How to widen someone's interests?
If I'm writing this that probably means that I'm no longer a theist. And as Seth sayed I also "have been sober for four years".

I'm struggling with a problem of widening other peoples interests spatially my girlfriend's but I'm always hitting a wall. No one is interested in nothing that is not effecting their every day life directly and visibly . A week ago we were at a weeding and I was trying to make a conversation with a friend and I found out that she was learning to be a horticultural engineer. So i started to talk about plants how do they live and stuff and ask question just for my curiosity . The mean wile my girlfriend was talking to some other friends. When we got home she asked me what could I talk about for so long with her? (and no it wasn't a jealous question Smile ) And when I explained she told me that I was probably boring the pearson to death. So I asked here what were they talking about, she told me that she and her friend were laughing about things that two drunk guys were talking about (woman, boobs, things that they misspelled) do to the effect of alcohol.

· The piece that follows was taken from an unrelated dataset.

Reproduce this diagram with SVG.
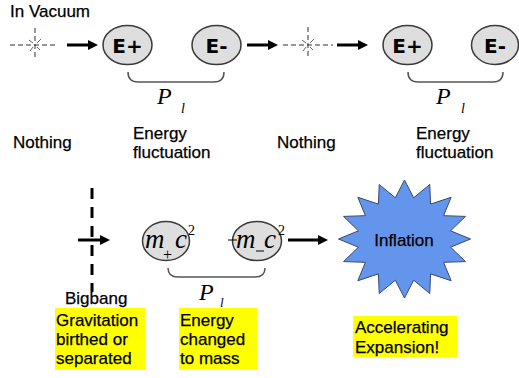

I really don't know if what em I doing is right, but I only feel comfortable when I'm talking about things that are like morality, human understanding of stuff, technology, the universe, life, evolution, religion, stuff that are not often talked about. When they start talking about a movie a music or actresses or singers or anything that is similar i fell like a fish out of water.

And after seeing these around me I can't wonder. Em I the one that is thinking about things that have no sense to think about , the other ones or either of us ?

And if they are the ones how can you widen someones interest if you are close to them?

My girlfriend knows almost no English so she is left out of all the interesting documentaries that are not translated even if she would be interested in them.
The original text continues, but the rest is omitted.